Это тоже странно, чья лапа правила текст, ведь Шварцман когда-то начинал как журналист.
Сами сравните! Я уже цитировала подлинное письмо Косарева Берии по поводу поведения Ежова при расследовании убийства Кирова — совсем другой стиль! Мой дед был не таким уж образованным, но от природы грамотным человеком, прекрасно чувствующим русский язык!
А тут… вы только послушайте, как они пишут от имени Косарева.
«Мы вели работу по политическому разложению комсомола, притуплению его боевых качеств, разбуханию и засорению его рядов, сведению на нет идейно-воспитательной работы, вместо чего поднимали на щит гармошку и галстух. (Именно «галстух», цитирую дословно. — А.К.) Направляли внимание молодежи в сторону культурничества, отвлекая ее от насущных политических задач дня.
Мы выдвигали к руководству комсомолом наших сторонников, враждебных партии и ведущих борьбу с ней, сеяли в рядах молодежи недовольство существующим положением в стране и формировали кадры, готовые в нужный момент к открытой вооруженной борьбе против советской власти…»

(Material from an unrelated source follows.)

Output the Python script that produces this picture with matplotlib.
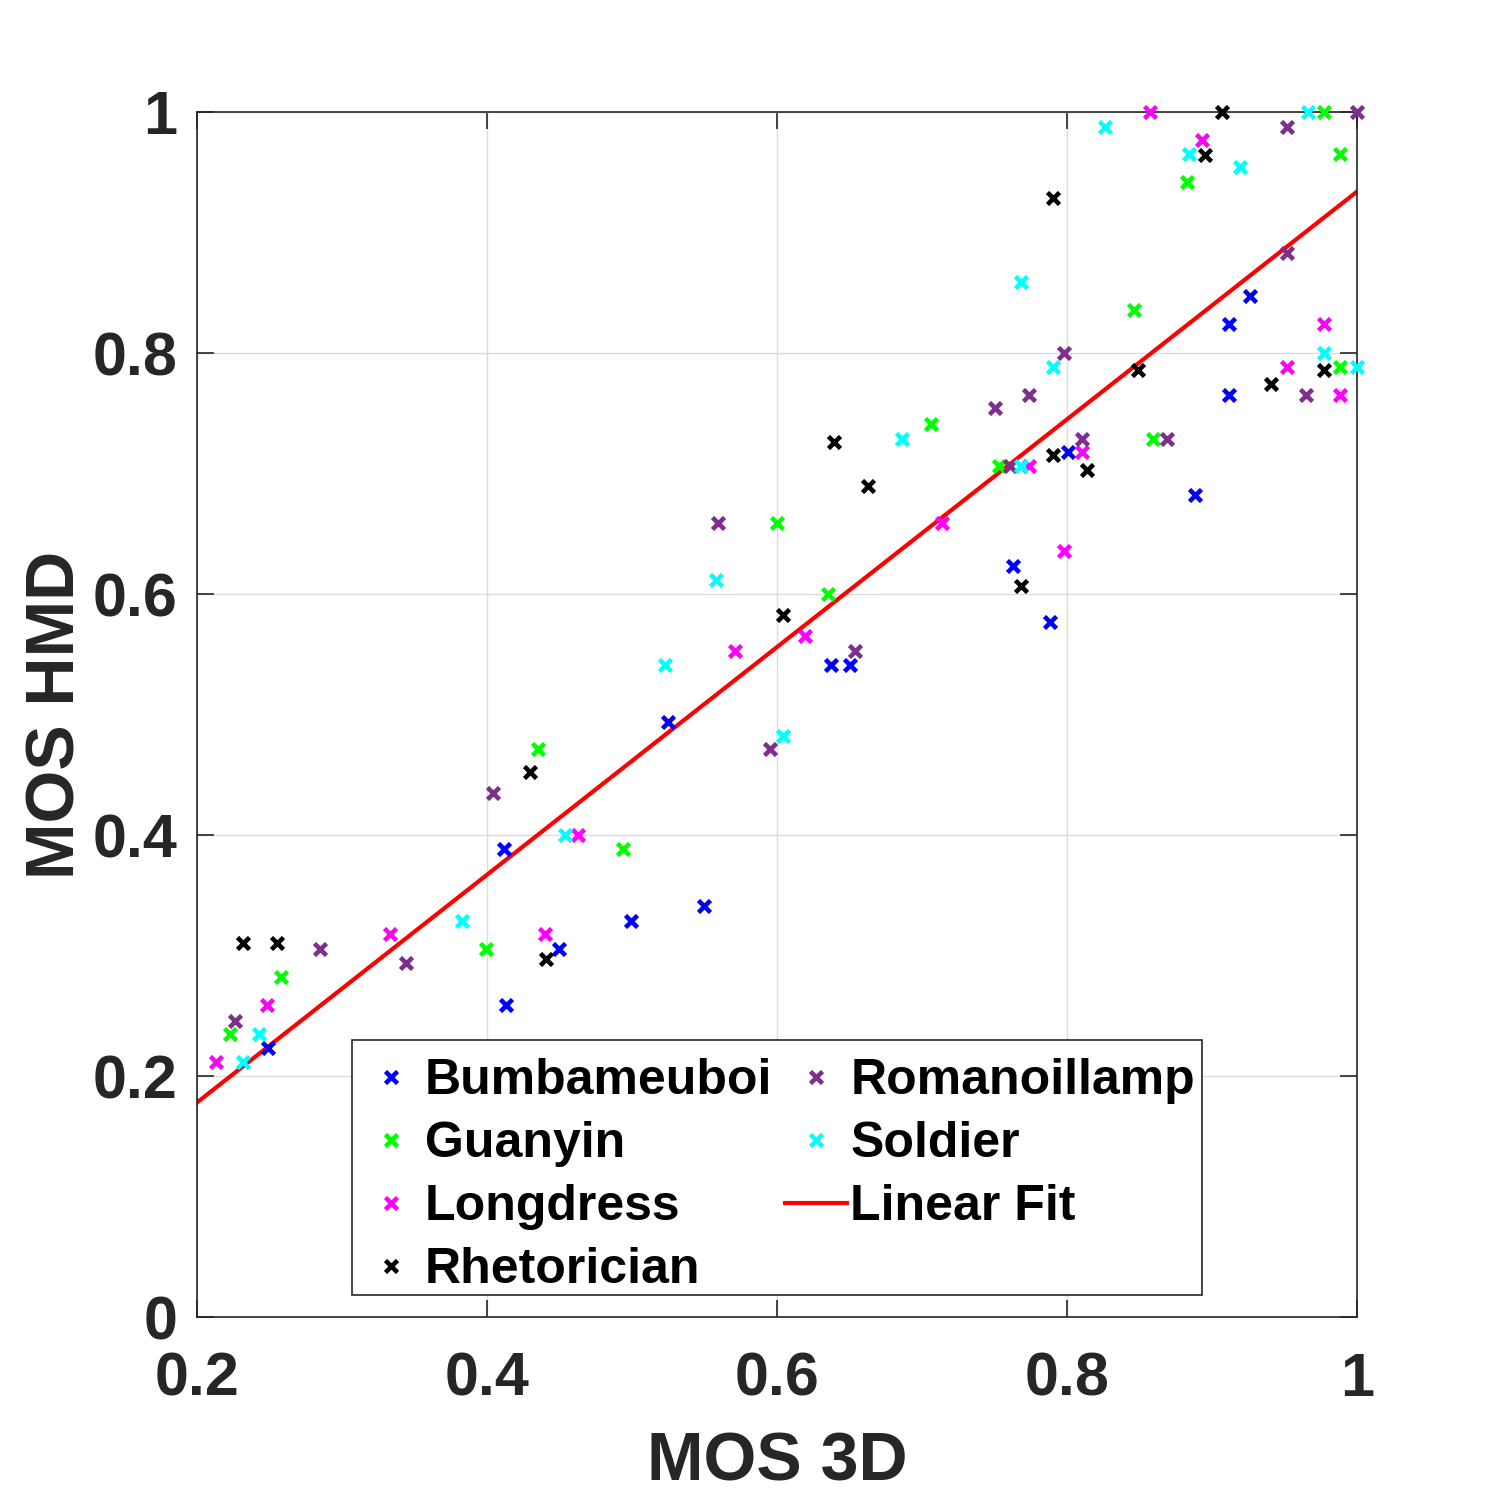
import matplotlib
matplotlib.use("Agg")
import matplotlib.pyplot as plt
from matplotlib.patches import Rectangle
import numpy as np

plt.rcParams['font.family'] = ['Liberation Sans', 'DejaVu Sans']
plt.rcParams['font.weight'] = 'bold'

names = ["Bumbameuboi", "Guanyin", "Longdress", "Rhetorician", "Romanoillamp", "Soldier"]
colors = ["#0000FF", "#00FF00", "#FF00FF", "#000000", "#7E2F8E", "#00FFFF"]

bumb_x = [0.249, 0.412, 0.413, 0.450, 0.499, 0.525, 0.550, 0.637, 0.650, 0.763, 0.788, 0.801, 0.888, 0.912, 0.926, 0.912]
bumb_y = [0.223, 0.388, 0.259, 0.305, 0.329, 0.494, 0.341, 0.541, 0.541, 0.623, 0.577, 0.718, 0.682, 0.824, 0.847, 0.765]

guan_x = [0.223, 0.258, 0.399, 0.435, 0.494, 0.600, 0.635, 0.706, 0.753, 0.846, 0.859, 0.883, 0.977, 0.988, 0.988]
guan_y = [0.235, 0.282, 0.305, 0.471, 0.388, 0.659, 0.600, 0.741, 0.706, 0.836, 0.729, 0.942, 1.000, 0.965, 0.788]

long_x = [0.213, 0.248, 0.333, 0.440, 0.463, 0.571, 0.619, 0.714, 0.774, 0.798, 0.810, 0.857, 0.893, 0.952, 0.977, 0.988]
long_y = [0.212, 0.259, 0.318, 0.318, 0.400, 0.553, 0.565, 0.659, 0.706, 0.636, 0.718, 1.000, 0.977, 0.788, 0.824, 0.765]

rhet_x = [0.232, 0.255, 0.430, 0.441, 0.604, 0.639, 0.663, 0.768, 0.790, 0.790, 0.814, 0.849, 0.895, 0.907, 0.941, 0.977]
rhet_y = [0.310, 0.310, 0.452, 0.297, 0.583, 0.726, 0.690, 0.607, 0.929, 0.715, 0.703, 0.786, 0.964, 1.000, 0.774, 0.786]

roma_x = [0.226, 0.285, 0.344, 0.404, 0.559, 0.595, 0.654, 0.750, 0.761, 0.774, 0.798, 0.810, 0.869, 0.952, 0.952, 0.965, 1.000]
roma_y = [0.246, 0.305, 0.294, 0.435, 0.659, 0.471, 0.553, 0.754, 0.706, 0.765, 0.800, 0.729, 0.729, 0.988, 0.883, 0.765, 1.000]

sold_x = [0.232, 0.243, 0.383, 0.454, 0.523, 0.558, 0.604, 0.686, 0.768, 0.768, 0.790, 0.826, 0.884, 0.919, 0.966, 0.977, 1.000]
sold_y = [0.212, 0.235, 0.329, 0.400, 0.541, 0.612, 0.482, 0.729, 0.859, 0.706, 0.788, 0.988, 0.965, 0.954, 1.000, 0.800, 0.788]

fit_slope = 0.945
fit_intercept = -0.011
fit_x = [0.2, 1.0]

series_x = [bumb_x, guan_x, long_x, rhet_x, roma_x, sold_x]
series_y = [bumb_y, guan_y, long_y, rhet_y, roma_y, sold_y]

fig = plt.figure(figsize=(15, 15), dpi=100)
ax = fig.add_axes([0.1313, 0.122, 0.7734, 0.8033])

for xs, ys, c, n in zip(series_x, series_y, colors, names):
    ax.plot(xs, ys, linestyle='none', marker='x', color=c, markersize=9,
            markeredgewidth=3.3, label=n, zorder=3, clip_on=False)

fx = np.array(fit_x)
ax.plot(fx, fit_slope * fx + fit_intercept, color='#FF0000', linewidth=3, label='Linear Fit', zorder=2)

ax.set_xlim(0.2, 1.0)
ax.set_ylim(0, 1.0)
xt = [0.2, 0.4, 0.6, 0.8, 1.0]
yt = [0, 0.2, 0.4, 0.6, 0.8, 1.0]
ax.set_xticks(xt)
ax.set_yticks(yt)
ax.set_xticklabels(["0.2", "0.4", "0.6", "0.8", "1"])
ax.set_yticklabels(["0", "0.2", "0.4", "0.6", "0.8", "1"])
ax.tick_params(direction='in', length=12, width=1.2, top=True, right=True,
               labelsize=44, colors='#262626')
ax.tick_params(axis='x', pad=25)
ax.tick_params(axis='y', pad=14)
for lab in ax.get_xticklabels() + ax.get_yticklabels():
    lab.set_fontweight('bold')
ax.grid(True, color='#DCDCDC', linewidth=1)
ax.set_axisbelow(True)
for s in ax.spines.values():
    s.set_linewidth(1.2)
    s.set_color('#262626')

ax.set_xlabel("MOS 3D", fontsize=49, fontweight='bold', color='#262626', labelpad=16)
ax.set_ylabel("MOS HMD", fontsize=49, fontweight='bold', color='#262626', labelpad=3)

# legend box (frame drawn separately to match padding)
frame = Rectangle((352 / 1500, 205 / 1500), 850 / 1500, 255 / 1500,
                  transform=fig.transFigure, facecolor='white', edgecolor='#262626',
                  linewidth=1.2, zorder=4, clip_on=False)
ax.add_patch(frame)

leg = ax.legend(ncol=2, loc='lower left', bbox_to_anchor=(0.2347, 0.1327),
                bbox_transform=fig.transFigure, borderaxespad=0,
                prop={'weight': 'bold', 'size': 36}, frameon=False,
                handlelength=1.25, handletextpad=0.06, columnspacing=0.25,
                labelspacing=0.34, borderpad=0.15, markerscale=1.0)
leg.set_zorder(5)

fig.savefig("out.png", dpi=100)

Или вот еще от 5 декабря. Косарева спрашивают: каковы были цели его вражеской работы? И он отвечает, как запрограммированный на самоуничтожение робот: «Свержение советской власти, восстановление капитализма в стране, приход к руководству блока из правых и троцкистов, включая в этот блок антисоветские силы и нас, представителей контрреволюционной молодежи…»
Просто готовая программа.
Пройдет еще много лет, пока 28 июля 1954 года Шварцман не признает: «…в результате расследования и общения с Косаревым у меня не сложилось убеждения о причастности его к шпионажу и террору. По этой причине запись показаний по этим обвинениям… я производил так, чтобы несостоятельность этих обвинений была более или менее очевидна. Опять-таки по этой причине я стремился при записи показаний Косарева избегать упоминания лиц неарестованных и неосужденных во избежание новых арестов по делу…»
Отчего же тогда на закрытом суде, когда дело его рассматривала Военная Коллегия Верховного суда СССР, Александр Васильевич вдруг снова признал свою вину?
Ему давали слово. Это был не открытый, а закрытый процесс, без публики. Но он все равно мог встать и бросить в лицо обвинителям, что ни в чем не виноват, никаких преступлений перед страной не совершал, никогда не был врагом родины и народа. А напротив, делал всё для того, чтобы очеловечить сталинский социализм, добиться, чтобы люди жили сытно, свободно, хорошо, смело рожали детей, в уверенности, что у детей есть нормальное будущее. И то, что написано в приговоре, выжато из него под нечеловеческими пытками, угрозами расправиться с семьей, уже арестованной.